Understanding the tangent ratio is fundamental in right triangle trigonometry and crucial for solving problems like the one involving the Statue of Liberty.

The tangent ratio, in a right triangle, concerns the angle of interest (other than the right angle). It is the ratio of the length of the side opposite the angle to the length of the side adjacent to this angle. Mathematically, for an angle, let's say \( \theta \), the tangent is defined as \( \tan(\theta) = \frac{\text{opposite}}{\text{adjacent}} \).

What makes the tangent function so useful is its application in situations where you have a direct line of sight to an object, such as looking up at a tall building or, as in our exercise, the Statue of Liberty. By measuring the angle of elevation, you can use the tangent ratio to find the distance to the object—the side adjacent to the angle—assuming you have the height of the object—the side opposite the angle.

Right triangle trigonometry deals with the relationships between the angles and the sides of a right triangle. When we reference the tangent ratio in the context of a right triangle, we're using one of the three primary trigonometric functions, alongside sine and cosine.

In our Statue of Liberty problem, we specifically utilized the fact that we're dealing with a right-angled triangle formed by the line of sight from the ship to the top of the statue and the statue's height and base. We harnessed the tangent of the angle of elevation to find the distance from the ship to the statue's base.
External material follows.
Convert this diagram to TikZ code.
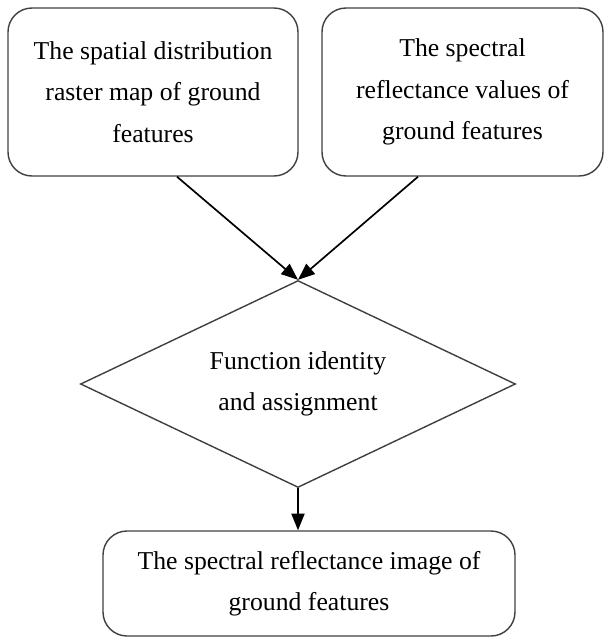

This process illustrates a broader theme in right triangle trigonometry; given a single angle and one side, you can determine the remaining sides using trigonometric ratios. Clear understanding and application of these functions enable us to solve real-world problems that otherwise would be difficult to tackle with classical geometric tools alone.

Problem-solving in precalculus often entails translating real-world scenarios into mathematical models that can be analyzed and solved. To effectively tackle a problem, like the one involving the Statue of Liberty, follow these key steps:

• Determine what you know and what you need to find out.
• Choose the appropriate mathematical tools or concepts required to address the problem.
• Translate the real-world scenario into a solvable equation using those tools.
• Carry out the manipulation and calculation to arrive at a solution.
• Interpret the solution in the context of the original problem.

By outlining the steps, not only do you create a structured plan of action, but you also increase the likelihood of detecting and eliminating possible errors at early stages. Moreover, it encourages a deep comprehension of the underpinning mathematical principles, rather than simply performing routine or memorized procedures.